Heisenberg seems to blame the lack of people working on the program, noting that the US had 180,000 scientists working on the Manhattan Project, which was far more than the Germans had. Harteck blamed the lack of money funneled to the project.
Another suggestion is that the German team was full of big egos that let down the side of the team. Physicist Horst Korsching said: “the Americans are capable of real cooperation on a tremendous scale. That would have been impossible in Germany. Each one said that the other was unimportant.”
One other explanation is that the Nazi elite was not willing to hedge their bets on nuclear technology unless there was demonstrable proof it could win the war. At the time, this was all unchartered territory, and Hitler was far more invested in the V-2 long-range rockets, which had already shown promise.
In his book about the history of Nazi nuclear ambitions, Professor Mark Walker remarks that the German nuclear program had become "frozen at the laboratory level" during the Second World War. Wracked by organizational problems, the scientists were left striving to build a primitive nuclear fission reactor – and they even failed at this relatively “modest task,” Walker writes.

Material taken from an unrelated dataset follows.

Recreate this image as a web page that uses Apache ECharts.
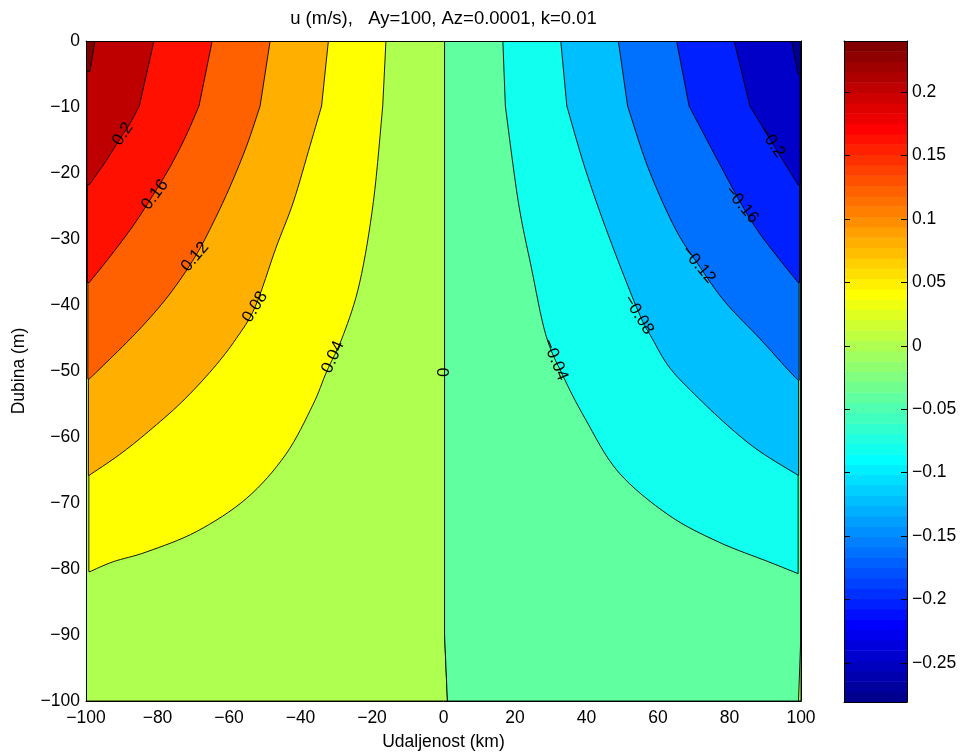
<!DOCTYPE html>
<html>
<head>
<meta charset="utf-8">
<script src="https://cdn.jsdelivr.net/npm/echarts@6/dist/echarts.min.js"></script>
<style>
  html, body { margin: 0; background: #fff; }
  #chart { width: 964px; height: 753px; }
</style>
</head>
<body>
<div id="chart"></div>
<script>
// contour lines: [distance km, depth m], surface -> wall
var c0 = [[0.3, 0], [0.3, -90], [1.1, -100]];
var c0Right = [[99.9, 0], [99.9, -91], [99.3, -100]];

var cP004 = [[-16.1, 0], [-17.0, -9.85], [-19.6, -24.3], [-23.4, -36.5], [-28.0, -44.5], [-32.7, -50.1],
  [-36.6, -55.2], [-44.2, -62.7], [-55.1, -69.3], [-69.0, -74.3], [-83.0, -77.4], [-92.4, -78.9], [-98.9, -80.4]];
var cP008 = [[-32.2, 0], [-34.1, -9.85], [-37.3, -15.8], [-42.0, -24.4], [-46.9, -31.4], [-52.7, -40.3],
  [-58.0, -45.1], [-64.4, -49.6], [-73.2, -54.7], [-82.6, -59.2], [-90.7, -62.7], [-99.1, -65.8]];
var cP012 = [[-48.5, 0], [-51.3, -9.85], [-55.0, -15.8], [-59.5, -21.8], [-64.3, -27.4], [-69.5, -32.7],
  [-76.8, -38.5], [-85.6, -44.0], [-96.0, -49.6], [-99.1, -51.2]];
var cP016 = [[-64.7, 0], [-68.4, -9.85], [-71.9, -14.2], [-76.2, -18.8], [-81.2, -23.3], [-86.7, -27.9],
  [-92.9, -32.4], [-99.1, -36.6]];
var cP020 = [[-81.0, 0], [-85.1, -9.85], [-87.7, -12.5], [-90.7, -15.0], [-94.2, -18.0], [-97.0, -20.2], [-99.1, -21.8]];
var cP024 = [[-97.5, 0], [-98.9, -4.6]];

var cN004 = [[16.6, 0], [17.3, -9.85], [20.9, -24.3], [24.6, -34.4], [28.6, -44.5], [33.3, -50.6],
  [39.6, -57.2], [48.9, -65.3], [62.9, -71.8], [76.9, -75.9], [90.9, -78.9], [99.2, -80.7]];
var cN008 = [[32.8, 0], [34.5, -9.85], [39.6, -19.3], [46.1, -29.4], [54.5, -41.0], [58.4, -45.1],
  [63.4, -49.6], [71.3, -54.1], [80.4, -58.7], [88.5, -62.2], [99.2, -65.8]];
var cN012 = [[48.9, 0], [51.5, -9.85], [57.3, -19.3], [64.8, -28.4], [71.3, -33.9], [78.7, -39.5],
  [88.5, -45.1], [96.0, -49.6], [99.2, -51.4]];
var cN016 = [[65.2, 0], [68.7, -9.85], [76.9, -18.3], [83.4, -24.8], [88.1, -28.9], [93.7, -32.9], [99.2, -36.6]];
var cN020 = [[81.3, 0], [85.7, -9.85], [91.8, -15.3], [94.6, -17.8], [99.2, -21.8]];
var cN024 = [[97.4, 0], [99.2, -5.0]];

var posCurves = [cP004, cP008, cP012, cP016, cP020, cP024];
var negCurves = [cN004, cN008, cN012, cN016, cN020, cN024];

// band colours (jet colormap at each level)
var bgPosColor = '#afff50';
var bgNegColor = '#60ff9f';
var posColors = ['#ffff00', '#ffaf00', '#ff6000', '#ff1000', '#bf0000', '#800000'];
var negColors = ['#10ffef', '#00bfff', '#0070ff', '#0020ff', '#0000c8', '#00008f'];

// contour labels: [x, depth, text, angle deg]
var contourLabels = [
  [-89.7, -14.1, '0.2', 56], [-80.7, -23.3, '0.16', 53], [-69.5, -32.7, '0.12', 50],
  [-52.7, -40.3, '0.08', 58], [-30.9, -47.9, '0.04', 66], [0.1, -50.2, '0', 90],
  [31.2, -48.3, '\u22120.04', -68], [54.5, -41.5, '\u22120.08', -58], [71.3, -33.9, '\u22120.12', -50],
  [83.4, -24.8, '\u22120.16', -50], [91.8, -15.3, '\u22120.2', -56]
];

// colorbar
var cbarMin = -0.2808;
var cbarMax = 0.2403;
var cbarTicks = [-0.25, -0.2, -0.15, -0.1, -0.05, 0, 0.05, 0.1, 0.15, 0.2];

var FONT = 'Liberation Sans';

function jet64(i) {
  var r = i <= 24 ? 0 : i <= 40 ? (i - 24) / 16 : i <= 56 ? 1 : (72 - i) / 16;
  var g = i <= 8 ? 0 : i <= 24 ? (i - 8) / 16 : i <= 40 ? 1 : i <= 55 ? (56 - i) / 16 : 0;
  var b = i <= 8 ? (i + 8) / 16 : i <= 24 ? 1 : i <= 40 ? (40 - i) / 16 : 0;
  return 'rgb(' + Math.round(r * 255) + ',' + Math.round(g * 255) + ',' + Math.round(b * 255) + ')';
}

function minus(v) {
  return v < 0 ? '\u2212' + String(Math.abs(v)) : String(v);
}

// smooth drawing of a contour in pixel space (first segment stays straight, like the reference)
function spline(p) {
  if (p.length < 3) return p;
  var out = [p[0], p[1]];
  for (var i = 1; i < p.length - 1; i++) {
    var a = p[i === 1 ? 1 : i - 1], b = p[i], c = p[i + 1], d = p[i + 2 < p.length ? i + 2 : i + 1];
    for (var s = 1; s <= 8; s++) {
      var t = s / 8, t2 = t * t, t3 = t2 * t;
      out.push([0, 1].map(function (k) {
        return 0.5 * (2 * b[k] + (-a[k] + c[k]) * t + (2 * a[k] - 5 * b[k] + 4 * c[k] - d[k]) * t2 +
          (-a[k] + 3 * b[k] - 3 * c[k] + d[k]) * t3);
      }));
    }
  }
  return out;
}

// filled regions
var fills = [];
fills.push({ lead: [[-100, 0]], curve: c0, tail: [[-100, -100]], color: bgPosColor, smooth: false });
fills.push({ lead: [], curve: c0, tail: [[100, -100], [100, 0]], color: bgNegColor, smooth: false });
fills.push({ lead: [], curve: c0Right, tail: [[100, -100], [100, 0]], color: bgPosColor, smooth: false });
posCurves.forEach(function (c, i) {
  var wx = -99.2 - 0.14 * i;
  var last = c[c.length - 1];
  fills.push({ lead: [], curve: c, tail: [[wx, last[1]], [wx, 0]], color: posColors[i], smooth: true });
});
negCurves.forEach(function (c, i) {
  var wx = 99.2 + 0.14 * i;
  var last = c[c.length - 1];
  fills.push({ lead: [], curve: c, tail: [[wx, last[1]], [wx, 0]], color: negColors[i], smooth: true });
});

var cells = [];
for (var i = 1; i <= 64; i++) cells.push([i]);

var chart = echarts.init(document.getElementById('chart'));

function frameAxis(extra) {
  return Object.assign({
    type: 'value', z: 10,
    axisLine: { onZero: false, lineStyle: { color: '#000', width: 1 } },
    axisTick: { show: false }, axisLabel: { show: false }, splitLine: { show: false }
  }, extra);
}

chart.setOption({
  animation: false,
  textStyle: { fontFamily: FONT },
  graphic: [{
    type: 'text', x: 443.5, y: 19,
    style: {
      text: 'u (m/s),   Ay=100, Az=0.0001, k=0.01',
      font: '18.5px ' + FONT, fill: '#000',
      align: 'center', verticalAlign: 'middle', textAlign: 'center', textVerticalAlign: 'middle'
    }
  }],
  grid: [
    { left: 86, top: 41, width: 715, height: 660, show: false, outerBoundsMode: 'none', containLabel: false },
    { left: 844, top: 41, width: 63, height: 661, show: false, outerBoundsMode: 'none', containLabel: false }
  ],
  xAxis: [
    {
      gridIndex: 0, type: 'value', min: -100, max: 100, interval: 20, z: 10,
      name: 'Udaljenost (km)', nameLocation: 'middle', nameGap: 32,
      nameTextStyle: { fontSize: 17.5, color: '#000', fontFamily: FONT },
      axisLine: { onZero: false, lineStyle: { color: '#000', width: 1 } },
      axisTick: { show: false }, splitLine: { show: false },
      axisLabel: { fontSize: 17.5, color: '#000', margin: 8, formatter: minus }
    },
    frameAxis({ gridIndex: 0, min: -100, max: 100, position: 'top' }),
    frameAxis({ gridIndex: 1, min: 0, max: 1, position: 'bottom' }),
    frameAxis({ gridIndex: 1, min: 0, max: 1, position: 'top' })
  ],
  yAxis: [
    {
      gridIndex: 0, type: 'value', min: -100, max: 0, interval: 10, z: 10,
      name: 'Dubina (m)', nameLocation: 'middle', nameGap: 58, nameRotate: 90,
      nameTextStyle: { fontSize: 17.5, color: '#000', fontFamily: FONT },
      axisLine: { onZero: false, lineStyle: { color: '#000', width: 1 } },
      axisTick: { show: false }, splitLine: { show: false },
      axisLabel: { fontSize: 17.5, color: '#000', margin: 6, formatter: minus }
    },
    frameAxis({ gridIndex: 0, min: -100, max: 0, position: 'right' }),
    {
      gridIndex: 1, type: 'value', min: cbarMin, max: cbarMax, position: 'right', z: 10,
      axisLine: { onZero: false, lineStyle: { color: '#000', width: 1 } },
      axisTick: { inside: true, length: 6, lineStyle: { color: '#000' }, customValues: cbarTicks },
      axisLabel: { fontSize: 17.5, color: '#000', margin: 5, customValues: cbarTicks, formatter: minus },
      splitLine: { show: false }
    },
    {
      gridIndex: 1, type: 'value', min: cbarMin, max: cbarMax, position: 'left', z: 10,
      axisLine: { onZero: false, lineStyle: { color: '#000', width: 1 } },
      axisTick: { inside: true, length: 6, lineStyle: { color: '#000' }, customValues: cbarTicks },
      axisLabel: { show: false }, splitLine: { show: false }
    }
  ],
  series: [
    {
      type: 'custom', xAxisIndex: 0, yAxisIndex: 0, clip: true, z: 2,
      data: fills.map(function (f, k) { return [k]; }),
      renderItem: function (params, api) {
        var f = fills[params.dataIndex];
        var px = function (p) { return api.coord(p); };
        var curve = f.curve.map(px);
        if (f.smooth) curve = spline(curve);
        var pts = f.lead.map(px).concat(curve, f.tail.map(px));
        return {
          type: 'polygon',
          shape: { points: pts },
          style: { fill: f.color, stroke: '#000', lineWidth: 0.9 }
        };
      }
    },
    {
      type: 'custom', xAxisIndex: 0, yAxisIndex: 0, clip: true, z: 3,
      data: contourLabels.map(function (l, k) { return [k]; }),
      renderItem: function (params, api) {
        var l = contourLabels[params.dataIndex];
        var p = api.coord([l[0], l[1]]);
        return {
          type: 'text', x: p[0], y: p[1], rotation: l[3] * Math.PI / 180,
          style: {
            text: l[2], font: '17px ' + FONT, fill: '#000',
            align: 'center', verticalAlign: 'middle', textAlign: 'center', textVerticalAlign: 'middle'
          }
        };
      }
    },
    {
      type: 'custom', xAxisIndex: 2, yAxisIndex: 2, clip: true, z: 2,
      data: cells,
      renderItem: function (params, api) {
        var i = cells[params.dataIndex][0];
        var step = (cbarMax - cbarMin) / 64;
        var p0 = api.coord([0, cbarMin + (i - 1) * step]);
        var p1 = api.coord([1, cbarMin + i * step]);
        return {
          type: 'rect',
          shape: { x: p0[0], y: p1[1], width: p1[0] - p0[0], height: p0[1] - p1[1] + 0.5 },
          style: { fill: jet64(i) }
        };
      }
    }
  ]
});
</script>
</body>
</html>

Research from 2019 shed further light on the problems that the Germans faced. Scientists at the University of Maryland attempted to track down the uranium cubes used by the German team and concluded that the central lab didn’t have enough to build a self-sustaining nuclear reactor.
Ironically, there were other stocks of uranium elsewhere in Germany, but their tactic of having separate and rivaling experiments meant that they simply didn’t have sufficient materials to work with. Just as Korsching had suggested, the US Manhattan Project took a much more collaborative approach that pooled and disturbed its resources wisely, which Germany didn't
The German program was also hindered by a major military upset at a crucial time. Following their invasion of Norway in 1940, the Germans took over the Vemork hydroelectric power plant and used it to produce heavy water, a vital ingredient for nuclear reactors.
Realizing its integral role for the Nazis, Allied forces conducted a series of strategic bombings against the plant, which continued to dwindle their heavy water supplies. The major blow came in 1943 when a Norwegian commando attacked the facility, followed by yet another Allied bombing raid. Attempts to transport the remaining supplies out of the country were foiled by Norwegian resistance fighters who sunk the ferry on Lake Tinn.
"There were so many things that were just luck and chance. There was no plan. We were just hoping for the best,” Joachim Ronneberg, the Norweigian leader of the commando team that blew up the plant, told the New York Times in 2015.
If this bold mission had failed, he suggested, then London may have ended up "looking like Hiroshima.”
Wracked by this array of problems, the Nazi nuclear program appears as if it was doomed to failure. However, this is only clear now with the benefit of hindsight. Unaware of this fact at the time, paranoia over the Nazis' nuclear ambitions only helped to fuel Oppenheimer’s bittersweet effort to hurry in the atomic age.